I was puzzled when I read "Precise measurements find a crack in universal physics by Ingrid Fadelli" (Phys.org, Jan. 15, 2020). The article has some vague statements in the opening paragraphs about "universal physics":
The concept of universal physics is intriguing, as it enables researchers to relate physical phenomena in a variety of systems, irrespective of their varying characteristics and complexities. Ultracold atomic systems are often perceived as ideal platforms for exploring universal physics, owing to the precise control of experimental parameters (such as the interaction strength, temperature, density, quantum states, dimensionality, and the trapping potential) that might be harder to tune in more conventional systems. In fact, ultracold atomic systems have been used to better understand a myriad of complex physical behavior, including those topics in cosmology, particle, nuclear, molecular physics, and most notably, in condensed matter physics, where the complexities of many-body quantum phenomena are more difficult to investigate using more traditional approaches.
Understanding the applicability and the robustness of universal physics is thus of great interest. Researchers at the National Institute of Standards and Technology (NIST) and the University of Colorado Boulder have carried out a study, recently featured in Physical Review Letters, aimed at testing the limits to universality in an ultracold system.

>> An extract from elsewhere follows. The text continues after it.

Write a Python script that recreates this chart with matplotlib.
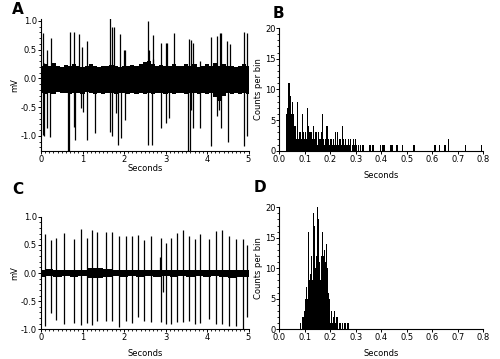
import numpy as np
import matplotlib
matplotlib.use('Agg')
import matplotlib.pyplot as plt
from matplotlib.ticker import MultipleLocator

# ---- panel A: noisy trace, spikes ----
a_noise_t = np.arange(0, 5.01, 0.1)
a_noise_hi = [0.22, 0.24, 0.22, 0.26, 0.22, 0.20, 0.23, 0.22, 0.24, 0.21, 0.20, 0.22, 0.24,
              0.21, 0.20, 0.22, 0.21, 0.23, 0.22, 0.20, 0.22, 0.21, 0.23, 0.22, 0.24, 0.28,
              0.30, 0.24, 0.22, 0.23, 0.21, 0.22, 0.24, 0.21, 0.22, 0.25, 0.22, 0.24, 0.20,
              0.22, 0.24, 0.21, 0.26, 0.22, 0.24, 0.21, 0.22, 0.20, 0.22, 0.24, 0.22]
a_noise_lo = [-0.26, -0.28, -0.25, -0.27, -0.24, -0.26, -0.25, -0.28, -0.26, -0.25, -0.27,
              -0.24, -0.26, -0.28, -0.25, -0.27, -0.26, -0.25, -0.28, -0.26, -0.25, -0.27,
              -0.26, -0.28, -0.25, -0.27, -0.26, -0.28, -0.25, -0.26, -0.27, -0.25, -0.28,
              -0.26, -0.25, -0.27, -0.26, -0.25, -0.28, -0.26, -0.27, -0.25, -0.32, -0.40,
              -0.30, -0.26, -0.27, -0.25, -0.28, -0.26, -0.27]

a_up_t = [0.04, 0.08, 0.14, 0.23, 0.70, 0.80, 0.92, 0.98, 1.12, 1.66, 1.70, 1.76, 1.91, 2.01,
          2.03, 2.57, 2.60, 2.69, 2.71, 2.89, 3.01, 3.04, 3.20, 3.56, 3.62, 3.67, 3.84, 4.10,
          4.25, 4.31, 4.34, 4.48, 4.56, 4.88, 4.96]
a_up_v = [0.78, 0.27, 0.49, 0.70, 0.80, 0.80, 0.77, 0.55, 0.65, 1.05, 0.90, 0.90, 0.77, 0.49,
          0.49, 1.00, 0.50, 0.75, 0.33, 0.61, 0.62, 0.61, 0.79, 0.68, 0.67, 0.61, 0.30, 0.72,
          0.74, 0.78, 0.78, 0.65, 0.60, 0.81, 0.78]
a_dn_t = [0.04, 0.08, 0.14, 0.22, 0.66, 0.68, 0.80, 0.82, 0.96, 1.00, 1.12, 1.29, 1.66, 1.70,
          1.80, 1.86, 1.92, 2.02, 2.59, 2.67, 2.89, 3.01, 3.09, 3.55, 3.58, 3.62, 3.67, 3.82,
          4.09, 4.24, 4.28, 4.34, 4.50, 4.88, 4.96]
a_dn_v = [-0.98, -1.00, -0.87, -1.02, -1.26, -1.26, -0.84, -1.07, -0.52, -0.58, -1.07, -0.95,
          -0.94, -1.00, -0.60, -1.16, -1.04, -0.72, -1.16, -1.16, -0.87, -0.78, -0.69, -1.26,
          -1.26, -0.55, -0.87, -0.87, -1.17, -0.66, -0.55, -0.86, -1.10, -1.18, -1.01]

# ---- panel B: interval histogram (0.004 s bins) ----
b_start = 0.028
b_counts = [6, 7, 11, 9, 6, 8, 6, 4, 4, 2, 8, 2, 3, 3, 2, 6, 3, 2, 3, 2, 7, 4, 3, 3, 3, 2,
            4, 2, 3, 3, 1, 3, 2, 2, 3, 6, 2, 1, 2, 4, 4, 2, 1, 2, 2, 1, 2, 1, 3, 1, 3, 1,
            2, 1, 4, 2, 1, 2, 1, 1, 2, 1, 2, 0, 1, 2, 1, 2, 1, 0, 1, 0, 1, 0, 1, 1]
b_sparse_t = [0.352, 0.356, 0.364, 0.368, 0.396, 0.404, 0.408, 0.412, 0.436, 0.440, 0.456,
              0.460, 0.480, 0.524, 0.528, 0.608, 0.612, 0.628, 0.644, 0.648, 0.660, 0.728,
              0.792]
b_sparse_c = [1, 1, 1, 1, 1, 1, 1, 1, 1, 1, 1, 1, 1, 1, 1, 1, 1, 1, 1, 1, 2, 1, 1]

# ---- panel C: clean trace with regular spikes ----
c_noise_t = np.arange(0, 5.01, 0.2)
c_noise_hi = [0.06, 0.07, 0.05, 0.06, 0.05, 0.06, 0.08, 0.08, 0.07, 0.06, 0.05, 0.06, 0.05,
              0.06, 0.05, 0.06, 0.05, 0.06, 0.05, 0.05, 0.06, 0.05, 0.05, 0.06, 0.05, 0.06]
c_noise_lo = [-0.07, -0.06, -0.07, -0.06, -0.07, -0.06, -0.08, -0.08, -0.07, -0.06, -0.07,
              -0.06, -0.07, -0.06, -0.07, -0.06, -0.07, -0.06, -0.07, -0.06, -0.07, -0.06,
              -0.07, -0.08, -0.07, -0.07]
c_t = [0.10, 0.23, 0.36, 0.55, 0.79, 0.97, 1.11, 1.23, 1.35, 1.57, 1.70, 1.88, 2.05, 2.20,
       2.33, 2.48, 2.65, 2.88, 3.00, 3.14, 3.28, 3.41, 3.56, 3.70, 3.84, 4.04, 4.21, 4.36,
       4.54, 4.70, 4.86, 4.96]
c_up = [0.70, 0.58, 0.62, 0.71, 0.60, 0.79, 0.62, 0.77, 0.72, 0.72, 0.72, 0.66, 0.65, 0.65,
        0.68, 0.58, 0.65, 0.63, 0.53, 0.63, 0.71, 0.76, 0.65, 0.60, 0.70, 0.60, 0.75, 0.76,
        0.65, 0.60, 0.60, 0.50]
c_dn = [-0.94, -0.71, -0.84, -0.90, -0.89, -0.93, -0.89, -0.93, -0.85, -0.85, -0.85, -0.96,
        -0.85, -0.88, -0.78, -0.85, -0.87, -0.87, -0.90, -0.90, -0.87, -0.87, -0.85, -0.90,
        -0.88, -0.82, -0.90, -0.90, -0.94, -0.94, -1.00, -0.78]
c_extra_t = [2.86, 2.95]
c_extra_v = [0.28, -0.33]

# ---- panel D: interval histogram (0.004 s bins) ----
d_start = 0.080
d_counts = [1, 0, 2, 2, 3, 5, 7, 5, 16, 8, 9, 12, 8, 19, 17, 10, 12, 20, 18, 11, 8, 12, 16,
            12, 13, 11, 14, 10, 6, 5, 1, 3, 1, 2, 3, 1, 2, 2, 0, 1, 0, 1, 0, 1, 1, 0, 1, 1]
bin_w = 0.004

fs = 6
plt.rcParams['font.family'] = 'DejaVu Sans'
plt.rcParams['font.size'] = fs

fig = plt.figure(figsize=(5.0, 3.59), dpi=100)
axA = fig.add_axes([0.082, 0.580, 0.415, 0.367])
axB = fig.add_axes([0.5586, 0.580, 0.408, 0.342])
axC = fig.add_axes([0.082, 0.0827, 0.415, 0.3137])
axD = fig.add_axes([0.5586, 0.0827, 0.408, 0.340])


def style(ax, xpad, ypad):
    for s in ['top', 'right']:
        ax.spines[s].set_visible(False)
    for s in ['left', 'bottom']:
        ax.spines[s].set_linewidth(0.8)
    ax.tick_params(which='major', direction='out', length=2, width=0.7, labelsize=fs, pad=0.8)
    ax.tick_params(which='minor', direction='out', length=1.2, width=0.6)
    ax.xaxis.labelpad = xpad
    ax.yaxis.labelpad = ypad


# A
axA.fill_between(a_noise_t, a_noise_lo, a_noise_hi, step='mid', color='black', lw=0)
axA.vlines(a_up_t, 0, a_up_v, color='black', lw=0.9)
axA.vlines(a_dn_t, a_dn_v, 0, color='black', lw=0.9)
axA.set_xlim(0, 5)
axA.set_ylim(-1.26, 1.03)
axA.set_yticks([-1.0, -0.5, 0.0, 0.5, 1.0])
axA.set_yticklabels(['-1.0', '-0.5', '0.0', '0.5', '1.0'])
axA.xaxis.set_minor_locator(MultipleLocator(0.1))
axA.yaxis.set_minor_locator(MultipleLocator(0.1))
axA.set_xlabel('Seconds', fontsize=fs)
axA.set_ylabel('mV', fontsize=fs)
style(axA, 0, 1.5)

# B
axB.bar(b_start + bin_w * np.arange(len(b_counts)), b_counts, width=bin_w, align='edge',
        color='black', lw=0)
axB.bar(b_sparse_t, b_sparse_c, width=bin_w, align='edge', color='black', lw=0)
axB.set_xlim(0, 0.8)
axB.set_ylim(0, 20)
axB.set_xticks(np.arange(0, 0.81, 0.1))
axB.set_xticklabels(['0.0', '0.1', '0.2', '0.3', '0.4', '0.5', '0.6', '0.7', '0.8'])
axB.set_yticks([0, 5, 10, 15, 20])
axB.yaxis.set_minor_locator(MultipleLocator(1))
axB.set_xlabel('Seconds', fontsize=fs)
axB.set_ylabel('Counts per bin', fontsize=fs)
style(axB, 5, 1.5)

# C
axC.fill_between(c_noise_t, c_noise_lo, c_noise_hi, step='mid', color='black', lw=0)
axC.vlines(c_t, c_dn, c_up, color='black', lw=0.9)
axC.vlines(c_extra_t, 0, c_extra_v, color='black', lw=0.9)
axC.set_xlim(0, 5)
axC.set_ylim(-1.0, 1.0)
axC.set_yticks([-1.0, -0.5, 0.0, 0.5, 1.0])
axC.set_yticklabels(['-1.0', '-0.5', '0.0', '0.5', '1.0'])
axC.xaxis.set_minor_locator(MultipleLocator(0.1))
axC.yaxis.set_minor_locator(MultipleLocator(0.1))
axC.set_xlabel('Seconds', fontsize=fs)
axC.set_ylabel('mV', fontsize=fs)
style(axC, 5, 1.5)

# D
axD.bar(d_start + bin_w * np.arange(len(d_counts)), d_counts, width=bin_w, align='edge',
        color='black', lw=0)
axD.set_xlim(0, 0.8)
axD.set_ylim(0, 20)
axD.set_xticks(np.arange(0, 0.81, 0.1))
axD.set_xticklabels(['0.0', '0.1', '0.2', '0.3', '0.4', '0.5', '0.6', '0.7', '0.8'])
axD.set_yticks([0, 5, 10, 15, 20])
axD.yaxis.set_minor_locator(MultipleLocator(1))
axD.set_xlabel('Seconds', fontsize=fs)
axD.set_ylabel('Counts per bin', fontsize=fs)
style(axD, 5, 1.5)

# panel letters
for x, y, s in [(12, 10, 'A'), (273, 13, 'B'), (12, 189, 'C'), (254, 187, 'D')]:
    fig.text(x / 500, 1 - y / 359, s, fontsize=11, fontweight='bold', va='center', ha='left')

fig.savefig('out.png', dpi=100)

A Web search for the (seemingly redundant) phrase "universal physics" turns up a mix of things. Some stuff appears to be unrelated. Some stuff that turned up was some pseudoscience nonsense rejecting relativity and quantum mechanics in favor of continued belief in Newtonian physics. An occasional result did appear to be related to the Efimov trimer state stuff described in the PRL paper the article discusses.
("Precision Test of the Limits to Universality in Few-Body Physics" Roman Chapurin, Xin Xie, Michael J. Van de Graaff, Jared S. Popowski, José P. D’Incao, Paul S. Julienne, Jun Ye, and Eric A. Cornell Phys. Rev. Lett. 123, 233402 – Published 2 December 2019 -- arXiv preprint here, synopsis here.)
The PRL paper the article is about does not itself include the term "universal physics". However, one of the co-authors of the journal paper is quoted in the phys.org article as saying "Universal behavior is independent of the microscopic details. Understanding the limitations of universal phenomenon is of great interest." And the paper does discuss things like "van der Waals universality".
So what is a decent definition of "universal physics" in this context? (If possible, in terms that might make at least a little sense to a layman.)